_Task_: Nothing outside the stretch should be returned: give exactly the lines from the line containing "Recreate this image" through the line containing "[0.05, 0.2, 0.05, 0.71, 0.65, 0.26, 0.44]]", including both.

_Data to use_:
═══

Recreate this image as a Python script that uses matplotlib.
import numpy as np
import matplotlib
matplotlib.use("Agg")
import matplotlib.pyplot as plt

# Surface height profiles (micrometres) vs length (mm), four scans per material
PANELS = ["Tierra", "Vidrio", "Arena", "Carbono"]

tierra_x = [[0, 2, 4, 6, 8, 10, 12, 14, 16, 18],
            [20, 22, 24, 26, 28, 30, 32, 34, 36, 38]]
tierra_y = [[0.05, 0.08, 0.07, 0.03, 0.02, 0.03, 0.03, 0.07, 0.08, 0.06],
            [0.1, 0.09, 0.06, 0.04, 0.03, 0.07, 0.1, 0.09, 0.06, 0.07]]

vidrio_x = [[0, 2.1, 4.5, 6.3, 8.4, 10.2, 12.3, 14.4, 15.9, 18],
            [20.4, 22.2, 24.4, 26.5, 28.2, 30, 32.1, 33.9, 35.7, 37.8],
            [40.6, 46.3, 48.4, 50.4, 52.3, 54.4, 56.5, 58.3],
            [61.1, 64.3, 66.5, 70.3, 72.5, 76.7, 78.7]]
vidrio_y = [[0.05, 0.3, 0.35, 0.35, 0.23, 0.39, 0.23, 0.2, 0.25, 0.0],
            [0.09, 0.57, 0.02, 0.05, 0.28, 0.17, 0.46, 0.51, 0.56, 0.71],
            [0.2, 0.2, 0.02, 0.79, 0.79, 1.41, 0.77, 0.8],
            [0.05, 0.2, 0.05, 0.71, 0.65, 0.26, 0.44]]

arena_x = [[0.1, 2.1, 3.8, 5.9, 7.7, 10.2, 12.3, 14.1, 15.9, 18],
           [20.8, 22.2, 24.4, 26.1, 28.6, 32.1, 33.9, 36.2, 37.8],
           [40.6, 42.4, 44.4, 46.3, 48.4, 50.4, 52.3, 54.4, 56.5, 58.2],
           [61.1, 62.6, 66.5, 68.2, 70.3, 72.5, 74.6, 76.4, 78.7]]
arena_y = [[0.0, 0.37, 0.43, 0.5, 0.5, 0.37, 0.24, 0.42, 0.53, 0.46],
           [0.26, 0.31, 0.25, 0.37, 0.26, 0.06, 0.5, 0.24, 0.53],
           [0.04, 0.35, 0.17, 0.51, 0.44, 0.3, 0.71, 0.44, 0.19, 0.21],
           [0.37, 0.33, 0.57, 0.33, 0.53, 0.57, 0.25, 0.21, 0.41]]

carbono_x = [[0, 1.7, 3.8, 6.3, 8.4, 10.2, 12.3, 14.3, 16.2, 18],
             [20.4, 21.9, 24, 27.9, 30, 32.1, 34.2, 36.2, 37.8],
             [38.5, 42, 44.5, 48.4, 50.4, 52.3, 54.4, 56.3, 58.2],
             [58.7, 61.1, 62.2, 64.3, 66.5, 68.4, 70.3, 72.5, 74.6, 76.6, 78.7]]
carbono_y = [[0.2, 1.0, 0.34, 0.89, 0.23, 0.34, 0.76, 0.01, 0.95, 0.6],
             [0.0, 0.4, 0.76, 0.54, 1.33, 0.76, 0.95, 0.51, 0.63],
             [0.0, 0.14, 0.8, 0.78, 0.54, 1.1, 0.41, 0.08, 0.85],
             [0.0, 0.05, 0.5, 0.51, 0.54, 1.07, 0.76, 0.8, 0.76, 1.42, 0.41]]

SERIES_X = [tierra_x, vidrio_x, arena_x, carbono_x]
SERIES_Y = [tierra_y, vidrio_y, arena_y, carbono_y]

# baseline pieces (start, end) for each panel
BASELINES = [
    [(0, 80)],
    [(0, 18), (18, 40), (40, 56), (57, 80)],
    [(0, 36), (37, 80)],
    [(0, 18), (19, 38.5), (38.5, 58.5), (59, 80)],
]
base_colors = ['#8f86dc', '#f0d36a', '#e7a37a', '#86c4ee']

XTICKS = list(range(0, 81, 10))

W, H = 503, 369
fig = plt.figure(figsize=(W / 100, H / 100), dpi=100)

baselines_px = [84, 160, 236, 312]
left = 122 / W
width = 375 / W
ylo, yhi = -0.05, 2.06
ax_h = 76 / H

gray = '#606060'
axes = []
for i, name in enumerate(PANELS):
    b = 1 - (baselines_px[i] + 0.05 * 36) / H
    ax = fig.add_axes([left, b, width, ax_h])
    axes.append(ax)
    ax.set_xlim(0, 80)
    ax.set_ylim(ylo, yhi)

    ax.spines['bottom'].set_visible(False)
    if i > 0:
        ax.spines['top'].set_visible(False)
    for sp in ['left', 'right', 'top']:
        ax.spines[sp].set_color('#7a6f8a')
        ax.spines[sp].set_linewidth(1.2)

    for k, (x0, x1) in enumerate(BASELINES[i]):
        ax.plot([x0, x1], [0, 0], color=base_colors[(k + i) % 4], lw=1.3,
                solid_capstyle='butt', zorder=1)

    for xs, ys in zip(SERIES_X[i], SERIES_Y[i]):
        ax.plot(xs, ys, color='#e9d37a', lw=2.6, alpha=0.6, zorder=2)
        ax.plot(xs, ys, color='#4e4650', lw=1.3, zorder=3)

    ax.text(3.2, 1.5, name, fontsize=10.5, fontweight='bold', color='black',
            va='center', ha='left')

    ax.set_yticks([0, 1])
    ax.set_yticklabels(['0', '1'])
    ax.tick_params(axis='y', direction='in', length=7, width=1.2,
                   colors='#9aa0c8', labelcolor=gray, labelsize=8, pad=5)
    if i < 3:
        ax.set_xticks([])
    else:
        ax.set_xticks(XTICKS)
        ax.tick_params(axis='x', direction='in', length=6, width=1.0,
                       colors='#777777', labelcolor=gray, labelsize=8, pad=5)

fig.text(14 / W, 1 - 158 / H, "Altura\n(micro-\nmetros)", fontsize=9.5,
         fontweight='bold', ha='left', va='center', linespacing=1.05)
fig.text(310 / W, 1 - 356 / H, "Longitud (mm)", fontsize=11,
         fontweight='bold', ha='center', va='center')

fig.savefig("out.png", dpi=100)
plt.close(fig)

═══

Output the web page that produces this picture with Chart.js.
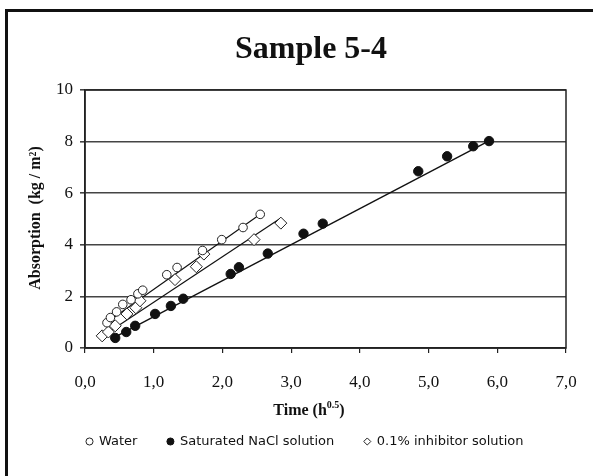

═══

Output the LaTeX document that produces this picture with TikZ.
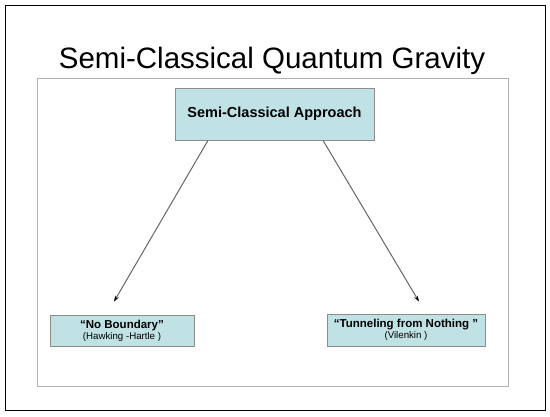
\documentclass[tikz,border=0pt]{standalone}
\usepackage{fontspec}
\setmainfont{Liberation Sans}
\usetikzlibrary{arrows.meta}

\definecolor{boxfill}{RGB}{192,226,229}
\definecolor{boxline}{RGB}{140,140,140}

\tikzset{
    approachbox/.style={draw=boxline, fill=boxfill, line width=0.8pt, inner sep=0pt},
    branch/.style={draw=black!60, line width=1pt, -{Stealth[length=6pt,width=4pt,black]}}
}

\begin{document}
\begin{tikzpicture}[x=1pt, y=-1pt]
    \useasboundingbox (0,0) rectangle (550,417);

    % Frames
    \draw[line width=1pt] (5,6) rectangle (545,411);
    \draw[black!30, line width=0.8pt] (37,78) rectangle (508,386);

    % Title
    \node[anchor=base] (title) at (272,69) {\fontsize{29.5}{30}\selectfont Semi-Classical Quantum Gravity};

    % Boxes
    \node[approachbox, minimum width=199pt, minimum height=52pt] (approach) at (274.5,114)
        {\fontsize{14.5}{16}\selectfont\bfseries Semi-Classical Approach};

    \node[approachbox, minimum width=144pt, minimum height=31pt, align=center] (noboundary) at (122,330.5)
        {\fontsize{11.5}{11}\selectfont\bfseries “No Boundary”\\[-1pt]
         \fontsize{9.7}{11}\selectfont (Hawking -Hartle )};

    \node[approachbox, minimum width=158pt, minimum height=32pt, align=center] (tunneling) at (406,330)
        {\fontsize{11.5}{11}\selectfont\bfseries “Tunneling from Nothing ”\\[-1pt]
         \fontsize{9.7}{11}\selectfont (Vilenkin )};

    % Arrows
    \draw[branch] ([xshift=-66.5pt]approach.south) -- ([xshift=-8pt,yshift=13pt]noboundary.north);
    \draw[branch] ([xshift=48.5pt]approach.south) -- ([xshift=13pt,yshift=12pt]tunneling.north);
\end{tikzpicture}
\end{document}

═══

_Written answer_:
Recreate this image as a Python script that uses matplotlib.
import numpy as np
import matplotlib
matplotlib.use("Agg")
import matplotlib.pyplot as plt

# Surface height profiles (micrometres) vs length (mm), four scans per material
PANELS = ["Tierra", "Vidrio", "Arena", "Carbono"]

tierra_x = [[0, 2, 4, 6, 8, 10, 12, 14, 16, 18],
            [20, 22, 24, 26, 28, 30, 32, 34, 36, 38]]
tierra_y = [[0.05, 0.08, 0.07, 0.03, 0.02, 0.03, 0.03, 0.07, 0.08, 0.06],
            [0.1, 0.09, 0.06, 0.04, 0.03, 0.07, 0.1, 0.09, 0.06, 0.07]]

vidrio_x = [[0, 2.1, 4.5, 6.3, 8.4, 10.2, 12.3, 14.4, 15.9, 18],
            [20.4, 22.2, 24.4, 26.5, 28.2, 30, 32.1, 33.9, 35.7, 37.8],
            [40.6, 46.3, 48.4, 50.4, 52.3, 54.4, 56.5, 58.3],
            [61.1, 64.3, 66.5, 70.3, 72.5, 76.7, 78.7]]
vidrio_y = [[0.05, 0.3, 0.35, 0.35, 0.23, 0.39, 0.23, 0.2, 0.25, 0.0],
            [0.09, 0.57, 0.02, 0.05, 0.28, 0.17, 0.46, 0.51, 0.56, 0.71],
            [0.2, 0.2, 0.02, 0.79, 0.79, 1.41, 0.77, 0.8],
            [0.05, 0.2, 0.05, 0.71, 0.65, 0.26, 0.44]]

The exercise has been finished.